- Aim of the exercise
Reproduce, word for word, only the lines from the one containing "Reproduce this chart with Plotly." through the one containing "fig = go.Figure()", both included.

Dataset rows
────

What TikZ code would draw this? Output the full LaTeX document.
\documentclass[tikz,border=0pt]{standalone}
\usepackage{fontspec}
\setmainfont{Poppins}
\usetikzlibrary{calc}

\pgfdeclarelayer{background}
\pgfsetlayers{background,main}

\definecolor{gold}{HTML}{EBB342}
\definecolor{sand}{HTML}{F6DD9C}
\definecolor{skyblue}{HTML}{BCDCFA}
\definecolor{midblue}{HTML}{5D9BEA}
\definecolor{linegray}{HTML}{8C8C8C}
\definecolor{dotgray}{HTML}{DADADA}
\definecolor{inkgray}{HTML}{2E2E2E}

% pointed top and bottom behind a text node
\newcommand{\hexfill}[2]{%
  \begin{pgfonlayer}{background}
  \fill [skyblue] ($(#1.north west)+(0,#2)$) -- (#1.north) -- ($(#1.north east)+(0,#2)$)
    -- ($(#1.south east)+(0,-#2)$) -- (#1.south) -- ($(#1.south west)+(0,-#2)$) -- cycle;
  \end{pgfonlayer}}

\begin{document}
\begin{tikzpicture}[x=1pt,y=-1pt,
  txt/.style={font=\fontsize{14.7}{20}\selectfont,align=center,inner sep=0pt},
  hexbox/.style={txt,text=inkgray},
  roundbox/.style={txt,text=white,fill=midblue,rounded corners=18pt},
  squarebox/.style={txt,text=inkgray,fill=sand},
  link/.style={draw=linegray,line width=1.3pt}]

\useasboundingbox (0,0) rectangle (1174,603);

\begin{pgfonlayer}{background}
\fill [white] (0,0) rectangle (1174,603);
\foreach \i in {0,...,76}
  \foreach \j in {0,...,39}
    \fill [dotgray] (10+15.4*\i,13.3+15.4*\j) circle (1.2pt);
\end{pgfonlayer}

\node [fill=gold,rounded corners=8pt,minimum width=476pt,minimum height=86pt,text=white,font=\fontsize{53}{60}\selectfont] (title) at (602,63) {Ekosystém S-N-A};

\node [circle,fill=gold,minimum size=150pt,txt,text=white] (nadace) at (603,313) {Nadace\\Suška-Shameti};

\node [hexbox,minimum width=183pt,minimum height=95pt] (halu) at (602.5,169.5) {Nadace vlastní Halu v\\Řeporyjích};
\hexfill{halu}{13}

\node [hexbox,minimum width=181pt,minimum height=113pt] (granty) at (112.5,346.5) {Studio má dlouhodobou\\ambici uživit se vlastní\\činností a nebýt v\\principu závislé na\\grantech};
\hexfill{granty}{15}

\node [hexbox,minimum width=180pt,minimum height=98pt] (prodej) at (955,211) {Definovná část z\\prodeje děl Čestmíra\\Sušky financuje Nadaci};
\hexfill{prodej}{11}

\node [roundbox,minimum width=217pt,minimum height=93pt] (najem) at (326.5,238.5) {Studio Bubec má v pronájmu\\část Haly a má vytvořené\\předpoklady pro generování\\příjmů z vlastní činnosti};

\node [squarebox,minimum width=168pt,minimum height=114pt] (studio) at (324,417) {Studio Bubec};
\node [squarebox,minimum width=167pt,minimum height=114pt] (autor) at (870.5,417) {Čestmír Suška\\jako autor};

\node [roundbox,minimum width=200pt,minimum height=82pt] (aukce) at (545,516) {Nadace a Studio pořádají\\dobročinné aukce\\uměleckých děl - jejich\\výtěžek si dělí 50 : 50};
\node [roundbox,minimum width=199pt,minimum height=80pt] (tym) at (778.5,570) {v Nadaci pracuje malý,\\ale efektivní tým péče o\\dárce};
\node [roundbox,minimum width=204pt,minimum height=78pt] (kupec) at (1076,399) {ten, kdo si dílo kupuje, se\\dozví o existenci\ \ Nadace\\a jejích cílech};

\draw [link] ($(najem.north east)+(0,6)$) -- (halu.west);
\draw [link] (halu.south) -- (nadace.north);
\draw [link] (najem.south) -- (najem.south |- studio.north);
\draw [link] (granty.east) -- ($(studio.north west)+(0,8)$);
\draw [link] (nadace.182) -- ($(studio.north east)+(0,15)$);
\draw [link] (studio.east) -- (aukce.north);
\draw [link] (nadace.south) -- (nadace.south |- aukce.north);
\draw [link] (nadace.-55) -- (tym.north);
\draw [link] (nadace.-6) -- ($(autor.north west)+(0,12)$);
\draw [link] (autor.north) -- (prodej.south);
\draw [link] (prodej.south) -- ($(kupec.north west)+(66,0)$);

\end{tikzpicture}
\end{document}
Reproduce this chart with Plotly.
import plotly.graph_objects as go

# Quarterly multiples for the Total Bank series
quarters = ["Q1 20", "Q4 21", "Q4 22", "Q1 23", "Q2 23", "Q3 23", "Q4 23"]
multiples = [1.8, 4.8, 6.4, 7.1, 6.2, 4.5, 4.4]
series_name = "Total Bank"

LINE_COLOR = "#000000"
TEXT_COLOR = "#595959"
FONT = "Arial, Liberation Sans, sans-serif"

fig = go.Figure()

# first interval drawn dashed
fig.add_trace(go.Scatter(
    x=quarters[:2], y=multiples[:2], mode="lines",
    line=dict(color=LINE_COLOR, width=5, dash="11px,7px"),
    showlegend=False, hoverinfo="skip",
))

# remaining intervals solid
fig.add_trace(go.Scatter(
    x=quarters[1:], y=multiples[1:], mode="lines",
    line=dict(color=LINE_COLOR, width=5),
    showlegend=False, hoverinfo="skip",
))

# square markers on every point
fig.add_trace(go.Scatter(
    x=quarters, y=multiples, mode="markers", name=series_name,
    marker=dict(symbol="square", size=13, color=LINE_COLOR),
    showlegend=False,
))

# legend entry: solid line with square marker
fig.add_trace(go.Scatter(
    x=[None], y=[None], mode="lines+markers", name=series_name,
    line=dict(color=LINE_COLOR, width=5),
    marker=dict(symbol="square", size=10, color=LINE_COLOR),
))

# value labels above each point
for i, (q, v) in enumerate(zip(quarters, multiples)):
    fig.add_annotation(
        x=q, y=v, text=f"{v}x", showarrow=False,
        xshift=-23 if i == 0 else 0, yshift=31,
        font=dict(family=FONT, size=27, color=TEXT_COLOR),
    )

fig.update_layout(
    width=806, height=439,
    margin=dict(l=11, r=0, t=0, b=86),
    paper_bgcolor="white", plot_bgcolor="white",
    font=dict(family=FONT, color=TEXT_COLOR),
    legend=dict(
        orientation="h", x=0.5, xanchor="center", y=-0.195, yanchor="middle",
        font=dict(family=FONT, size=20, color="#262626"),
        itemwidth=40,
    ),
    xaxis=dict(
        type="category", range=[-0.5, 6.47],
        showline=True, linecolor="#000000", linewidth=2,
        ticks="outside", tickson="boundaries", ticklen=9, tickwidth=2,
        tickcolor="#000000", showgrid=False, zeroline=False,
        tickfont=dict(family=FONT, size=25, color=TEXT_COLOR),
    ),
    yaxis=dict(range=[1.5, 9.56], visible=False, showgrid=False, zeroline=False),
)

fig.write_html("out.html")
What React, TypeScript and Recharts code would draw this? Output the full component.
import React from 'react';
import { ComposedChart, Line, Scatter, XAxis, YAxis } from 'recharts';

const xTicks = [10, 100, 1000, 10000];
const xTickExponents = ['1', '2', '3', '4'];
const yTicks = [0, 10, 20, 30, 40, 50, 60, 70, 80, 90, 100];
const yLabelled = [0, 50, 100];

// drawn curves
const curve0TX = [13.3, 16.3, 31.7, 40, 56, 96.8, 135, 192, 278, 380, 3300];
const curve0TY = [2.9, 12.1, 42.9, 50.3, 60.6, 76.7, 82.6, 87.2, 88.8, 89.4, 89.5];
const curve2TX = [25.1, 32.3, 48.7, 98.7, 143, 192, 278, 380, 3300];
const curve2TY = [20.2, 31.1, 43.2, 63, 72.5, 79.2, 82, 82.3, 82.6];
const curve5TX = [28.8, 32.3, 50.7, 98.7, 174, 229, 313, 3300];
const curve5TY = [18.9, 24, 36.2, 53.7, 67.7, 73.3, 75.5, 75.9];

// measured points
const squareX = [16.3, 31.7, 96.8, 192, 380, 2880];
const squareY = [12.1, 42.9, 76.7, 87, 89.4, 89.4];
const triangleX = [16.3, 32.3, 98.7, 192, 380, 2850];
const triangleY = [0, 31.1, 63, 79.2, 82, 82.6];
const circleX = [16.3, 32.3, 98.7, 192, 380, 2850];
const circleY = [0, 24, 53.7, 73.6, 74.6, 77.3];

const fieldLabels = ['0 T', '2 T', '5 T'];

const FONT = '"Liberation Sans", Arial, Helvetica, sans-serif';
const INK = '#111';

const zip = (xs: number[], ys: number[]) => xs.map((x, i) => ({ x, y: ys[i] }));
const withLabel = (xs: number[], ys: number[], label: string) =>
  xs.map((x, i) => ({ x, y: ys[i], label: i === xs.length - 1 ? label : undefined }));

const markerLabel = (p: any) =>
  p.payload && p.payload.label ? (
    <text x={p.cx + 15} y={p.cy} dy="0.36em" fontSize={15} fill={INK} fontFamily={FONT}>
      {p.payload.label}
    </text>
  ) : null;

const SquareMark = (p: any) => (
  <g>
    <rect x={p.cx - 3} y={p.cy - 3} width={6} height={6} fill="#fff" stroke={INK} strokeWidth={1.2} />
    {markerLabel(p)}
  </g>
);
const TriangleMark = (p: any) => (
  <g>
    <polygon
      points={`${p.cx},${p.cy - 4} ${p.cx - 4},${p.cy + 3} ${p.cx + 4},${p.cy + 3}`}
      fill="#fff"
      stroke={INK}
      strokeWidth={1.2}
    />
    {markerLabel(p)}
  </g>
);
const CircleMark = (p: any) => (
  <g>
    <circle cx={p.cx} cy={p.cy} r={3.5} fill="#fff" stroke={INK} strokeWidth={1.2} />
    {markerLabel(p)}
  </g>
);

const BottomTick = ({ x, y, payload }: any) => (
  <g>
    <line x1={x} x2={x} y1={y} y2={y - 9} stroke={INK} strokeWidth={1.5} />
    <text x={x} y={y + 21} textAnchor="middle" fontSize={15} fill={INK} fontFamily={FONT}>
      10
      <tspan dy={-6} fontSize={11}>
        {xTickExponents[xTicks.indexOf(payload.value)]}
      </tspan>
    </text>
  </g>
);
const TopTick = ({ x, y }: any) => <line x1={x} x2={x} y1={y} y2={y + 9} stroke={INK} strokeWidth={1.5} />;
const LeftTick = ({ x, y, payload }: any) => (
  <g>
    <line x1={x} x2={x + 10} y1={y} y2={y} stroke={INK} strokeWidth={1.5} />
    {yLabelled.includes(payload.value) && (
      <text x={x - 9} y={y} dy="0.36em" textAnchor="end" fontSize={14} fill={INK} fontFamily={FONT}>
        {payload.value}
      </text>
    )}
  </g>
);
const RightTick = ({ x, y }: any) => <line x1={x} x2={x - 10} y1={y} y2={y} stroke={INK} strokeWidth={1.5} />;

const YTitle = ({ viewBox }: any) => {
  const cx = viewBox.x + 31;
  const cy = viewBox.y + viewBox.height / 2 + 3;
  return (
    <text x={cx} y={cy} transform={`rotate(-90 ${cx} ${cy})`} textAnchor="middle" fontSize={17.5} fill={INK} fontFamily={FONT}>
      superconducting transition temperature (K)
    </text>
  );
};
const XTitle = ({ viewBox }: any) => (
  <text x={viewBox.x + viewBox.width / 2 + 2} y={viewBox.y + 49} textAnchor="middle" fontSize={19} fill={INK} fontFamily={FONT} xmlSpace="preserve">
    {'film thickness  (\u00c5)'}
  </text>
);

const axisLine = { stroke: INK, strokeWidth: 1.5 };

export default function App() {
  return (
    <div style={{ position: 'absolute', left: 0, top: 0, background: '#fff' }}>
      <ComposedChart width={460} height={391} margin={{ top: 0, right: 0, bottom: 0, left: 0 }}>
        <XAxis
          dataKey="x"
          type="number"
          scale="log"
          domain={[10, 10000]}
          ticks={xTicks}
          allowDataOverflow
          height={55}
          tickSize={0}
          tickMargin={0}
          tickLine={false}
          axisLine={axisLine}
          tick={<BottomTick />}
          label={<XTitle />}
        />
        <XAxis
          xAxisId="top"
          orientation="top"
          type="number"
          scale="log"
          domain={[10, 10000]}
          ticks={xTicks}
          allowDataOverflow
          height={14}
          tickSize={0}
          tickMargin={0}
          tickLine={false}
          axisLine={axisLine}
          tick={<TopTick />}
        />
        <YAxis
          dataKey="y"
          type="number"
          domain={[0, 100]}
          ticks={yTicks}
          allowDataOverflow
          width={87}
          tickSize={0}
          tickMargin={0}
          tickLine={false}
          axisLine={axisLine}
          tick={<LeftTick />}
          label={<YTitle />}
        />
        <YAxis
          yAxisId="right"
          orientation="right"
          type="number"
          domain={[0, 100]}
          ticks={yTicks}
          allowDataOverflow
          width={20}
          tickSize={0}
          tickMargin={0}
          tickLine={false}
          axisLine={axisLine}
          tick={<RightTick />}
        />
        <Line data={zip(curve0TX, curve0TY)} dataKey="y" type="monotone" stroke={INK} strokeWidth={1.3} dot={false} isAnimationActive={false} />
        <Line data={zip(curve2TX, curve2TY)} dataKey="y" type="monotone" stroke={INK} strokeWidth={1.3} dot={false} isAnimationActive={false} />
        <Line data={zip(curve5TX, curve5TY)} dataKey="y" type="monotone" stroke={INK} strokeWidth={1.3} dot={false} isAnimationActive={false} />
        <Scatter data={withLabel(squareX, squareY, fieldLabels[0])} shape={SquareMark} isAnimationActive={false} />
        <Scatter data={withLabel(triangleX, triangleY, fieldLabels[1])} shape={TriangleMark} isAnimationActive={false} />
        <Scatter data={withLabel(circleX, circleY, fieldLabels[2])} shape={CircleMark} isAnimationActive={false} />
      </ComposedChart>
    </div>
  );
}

────

- Complete response
Reproduce this chart with Plotly.
import plotly.graph_objects as go

# Quarterly multiples for the Total Bank series
quarters = ["Q1 20", "Q4 21", "Q4 22", "Q1 23", "Q2 23", "Q3 23", "Q4 23"]
multiples = [1.8, 4.8, 6.4, 7.1, 6.2, 4.5, 4.4]
series_name = "Total Bank"

LINE_COLOR = "#000000"
TEXT_COLOR = "#595959"
FONT = "Arial, Liberation Sans, sans-serif"

fig = go.Figure()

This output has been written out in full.